S’il suffit, en français, d’ajouter à un nom la désinence -er pour en faire un verbe, que ce nom soit un nom commun (crédit / créditer) ou soit transformé en un nom commun (Christ devenu crisse / crisser), pour ne donner que ces deux exemples, il peut arriver que, dans le cadre, apparemment, de l’application de cette règle toute simple, il y ait quelques étonnantes « collisions ». Que faire, en effet, du « couple » habit / habiter ? Comment articuler le fait d’être soi en étant vêtu, tout en se rappelant que, selon l’adage, « l’habit ne fait pas le moine », et le fait d’avoir une place à soi, d’avoir, comme on dit, un chez-soi, sinon en se protégeant par deux constructions, l’une métaphorique (le vêtement, qui est rapproché de la peau), l’autre non métaphorique (l’habitation, qui ne l’est pas) ?
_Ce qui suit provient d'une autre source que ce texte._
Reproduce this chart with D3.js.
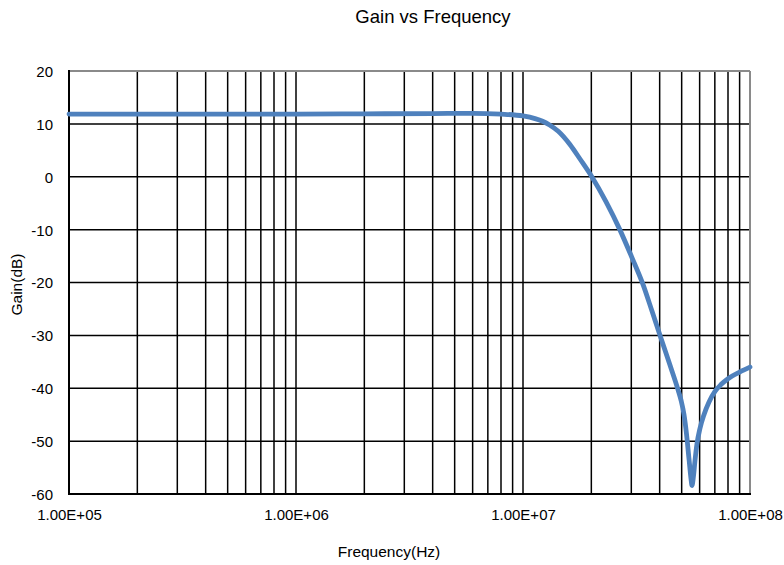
<!DOCTYPE html>
<html>
<head>
<meta charset="utf-8">
<script src="https://cdn.jsdelivr.net/npm/d3@7"></script>
<style>
  html, body { margin: 0; padding: 0; background: #fff; }
  svg { display: block; font-family: "Liberation Sans", Arial, sans-serif; }
</style>
</head>
<body>
<svg id="chart" width="784" height="565"></svg>
<script>
// ---- data ----
const freqHz = [1e5, 3e5, 1e6, 2e6, 4e6, 6e6, 8e6, 1e7, 1.13e7, 1.22e7, 1.31e7, 1.43e7, 1.61e7, 1.78e7,
  2.01e7, 2.32e7, 2.67e7, 3.02e7, 3.38e7, 3.70e7, 4.05e7, 4.44e7, 4.82e7, 4.97e7, 5.12e7, 5.25e7,
  5.39e7, 5.50e7, 5.55e7, 5.64e7, 5.72e7, 5.84e7, 6.02e7, 6.27e7, 6.60e7, 7.01e7, 7.45e7,
  8.00e7, 9.03e7, 1e8];
const gainDb = [11.85, 11.85, 11.85, 11.9, 11.95, 12.0, 11.85, 11.5, 11.0, 10.5, 9.8, 8.6, 6.1, 3.4,
  0, -4.7, -10, -15.3, -20.4, -25.4, -30.5, -35.6, -40.3, -42.3, -45.0, -48.6,
  -53.5, -57.2, -58.4, -56.5, -53.8, -50.5, -47.6, -45.0, -42.6, -40.6, -39.3,
  -38.2, -36.9, -36.0];
const xTickValues = [1e5, 1e6, 1e7, 1e8];
const xTickLabels = ["1.00E+05", "1.00E+06", "1.00E+07", "1.00E+08"];
const yTickValues = [-60, -50, -40, -30, -20, -10, 0, 10, 20];
const titleText = "Gain vs Frequency";
const xTitle = "Frequency(Hz)";
const yTitle = "Gain(dB)";

// ---- layout ----
const L = 69, R = 750, T = 71, B = 494;
const svg = d3.select("#chart");

const x = d3.scaleLog().domain([1e5, 1e8]).range([L, R]);
const y = d3.scaleLinear().domain([-60, 20]).range([B, T]);

// gridlines
const g = svg.append("g");
g.selectAll("line.vg").data(x.ticks()).join("line")
  .attr("x1", d => x(d)).attr("x2", d => x(d))
  .attr("y1", T).attr("y2", B)
  .attr("stroke", "#000").attr("stroke-width", 1.5);
g.selectAll("line.hg").data(yTickValues).join("line")
  .attr("x1", L).attr("x2", R)
  .attr("y1", d => y(d)).attr("y2", d => y(d))
  .attr("stroke", "#000").attr("stroke-width", 1.5);

// frame: top/right gray, left/bottom black
svg.append("line").attr("x1", L).attr("x2", R).attr("y1", T).attr("y2", T)
  .attr("stroke", "#8a8a8a").attr("stroke-width", 2);
svg.append("line").attr("x1", R).attr("x2", R).attr("y1", T).attr("y2", B)
  .attr("stroke", "#8a8a8a").attr("stroke-width", 2);
svg.append("line").attr("x1", L).attr("x2", L).attr("y1", T - 1).attr("y2", B + 1)
  .attr("stroke", "#000").attr("stroke-width", 2);
svg.append("line").attr("x1", L - 1).attr("x2", R + 1).attr("y1", B).attr("y2", B)
  .attr("stroke", "#000").attr("stroke-width", 2);

// axes labels via d3 axes
const xAxis = d3.axisBottom(x).tickValues(xTickValues)
  .tickFormat((d, i) => xTickLabels[i]).tickSize(0).tickPadding(0);
const xa = svg.append("g").attr("transform", `translate(0,${B})`).call(xAxis);
xa.select(".domain").remove();
xa.selectAll("text").attr("y", 26).attr("dy", 0)
  .attr("font-size", 15).attr("fill", "#000").attr("font-family", '"Liberation Sans", Arial, sans-serif');

const yAxis = d3.axisLeft(y).tickValues(yTickValues).tickFormat(d => String(d)).tickSize(0).tickPadding(0);
const ya = svg.append("g").attr("transform", `translate(53,0)`).call(yAxis);
ya.select(".domain").remove();
ya.selectAll("text").attr("x", 0).attr("dy", "0.36em")
  .attr("font-size", 15).attr("fill", "#000").attr("font-family", '"Liberation Sans", Arial, sans-serif');

// curve
const data = freqHz.map((f, i) => ({ f, g: gainDb[i] }));
const line = d3.line().x(d => x(d.f)).y(d => y(d.g)).curve(d3.curveMonotoneX);
svg.append("path").datum(data).attr("d", line)
  .attr("fill", "none").attr("stroke", "#4f81bd").attr("stroke-width", 4.8)
  .attr("stroke-linejoin", "round").attr("stroke-linecap", "round");

// titles
svg.append("text").attr("x", 433).attr("y", 23).attr("text-anchor", "middle")
  .attr("font-size", 18.5).attr("fill", "#000").text(titleText);
svg.append("text").attr("x", 389).attr("y", 557).attr("text-anchor", "middle")
  .attr("font-size", 15.5).attr("fill", "#000").text(xTitle);
svg.append("text").attr("transform", "translate(21.5,284.5) rotate(-90)")
  .attr("text-anchor", "middle").attr("font-size", 15.5).attr("fill", "#000").text(yTitle);
</script>
</body>
</html>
Cet exemple met en scène deux façons d’être essentielles. C’est d’abord habiter (vers 1050), du latin habitare « avoir souvent », « demeurer », dérivé de habere « tenir », qui se forme en français. C’est ensuite habit (1155), du latin habitus « manière d’être », d’où « mise, tenue, vêtement », également dérivé de habere « se tenir ». Entre habiter au sens moderne (XIe siècle) et habit au sens moderne (XIVe siècle), trois siècles de décalage !
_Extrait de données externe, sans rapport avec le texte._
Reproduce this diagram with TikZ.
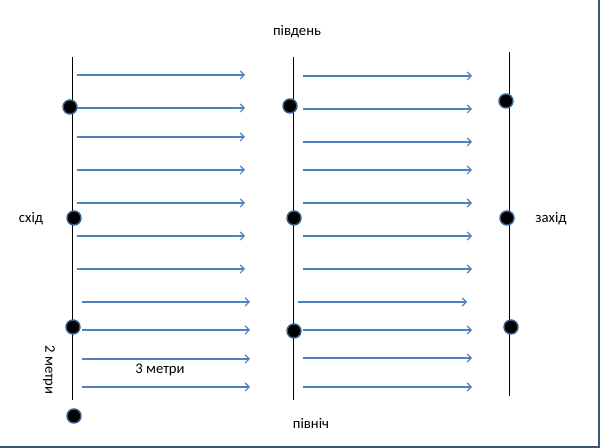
\documentclass[tikz,border=0pt]{standalone}
\usepackage{fontspec}
\setmainfont{Carlito}
\usetikzlibrary{arrows.meta}
\definecolor{arrowblue}{HTML}{4F81BD}
\definecolor{dotedge}{HTML}{385D8A}
\definecolor{frame}{HTML}{3F5678}
\tikzset{
  flow/.style={draw=arrowblue, line width=0.85pt, -{Straight Barb[length=3pt,width=6pt]}},
  axis/.style={draw=black, line width=0.7pt},
  dot/.style={circle, fill=black, draw=dotedge, line width=1.1pt, inner sep=0pt, minimum size=10.5pt},
  lbl/.style={font=\fontsize{11pt}{13pt}\selectfont, inner sep=0pt}
}
\begin{document}
\begin{tikzpicture}[x=0.75pt,y=-0.75pt]
\useasboundingbox (0,0) rectangle (600,448);
\fill[white] (0,0) rectangle (600,448);
\draw[frame, line width=1.5pt] (599,0) -- (599,447) -- (0,447);
% vertical lines
\coordinate (l1t) at (72,57); \coordinate (l1b) at (72,400);
\coordinate (l2t) at (293,57); \coordinate (l2b) at (293,400);
\coordinate (l3t) at (509,52); \coordinate (l3b) at (509,396);
\draw[axis] (l1t) -- (l1b);
\draw[axis] (l2t) -- (l2b);
\draw[axis] (l3t) -- (l3b);
% column 1 arrows
\foreach \y [count=\i] in {75,108,137,170,203,236,269} {
  \coordinate (a\i s) at (77,\y); \coordinate (a\i e) at (245,\y);
  \draw[flow] (a\i s) -- (a\i e);
}
\foreach \y [count=\i] in {302,330,359,387} {
  \coordinate (c\i s) at (82,\y); \coordinate (c\i e) at (250,\y);
  \draw[flow] (c\i s) -- (c\i e);
}
% column 2 arrows
\foreach \y [count=\i] in {76,109,142,170,203,236,269,330,358,387} {
  \coordinate (b\i s) at (303,\y); \coordinate (b\i e) at (472,\y);
  \draw[flow] (b\i s) -- (b\i e);
}
\coordinate (d1s) at (298,302); \coordinate (d1e) at (467,302);
\draw[flow] (d1s) -- (d1e);
% dots
\node[dot] (p1) at (70,107) {};
\node[dot] (p2) at (74,218) {};
\node[dot] (p3) at (73,327) {};
\node[dot] (p4) at (74,416) {};
\node[dot] (q1) at (290,106) {};
\node[dot] (q2) at (294,218) {};
\node[dot] (q3) at (294,331) {};
\node[dot] (r1) at (506,101) {};
\node[dot] (r2) at (507,218) {};
\node[dot] (r3) at (511,327) {};
% labels
\node[lbl] (south) at (297,32) {південь};
\node[lbl] (east) at (31,219) {схід};
\node[lbl] (west) at (551,219) {захід};
\node[lbl] (north) at (311,423) {північ};
\node[lbl] (three) at (160,370) {3 метри};
\node[lbl, rotate=-90] (two) at (49,370) {2 метри};
\end{tikzpicture}
\end{document}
Quant à habiller (vers 1200), il s’écrit d’abord abiller, sur bille (du latin médiéval billia) avec le préfixe a- (du latin classique ad-), et signifie initialement « préparer une bille de bois ». Il prend sa graphie et son sens modernes (habiller « couvrir de vêtements », XVe siècle) sous l’influence d’habit.
De avoir (habere « posséder ») à être (du latin populaire essere « exister, être vrai »), mais aussi du rapport à la langue au rapport au monde.
Voir les trois tomes en forme de gros livres de poche (édition enrichie, 1998) du Dictionnaire historique de la langue française (Paris, Dictionnaires Le Robert), sous la direction d’Alain Rey. Sur « les voies parallèles du maintien (manière d’être) et de l’occupation (être là) », il y a même un tableau récapitulatif.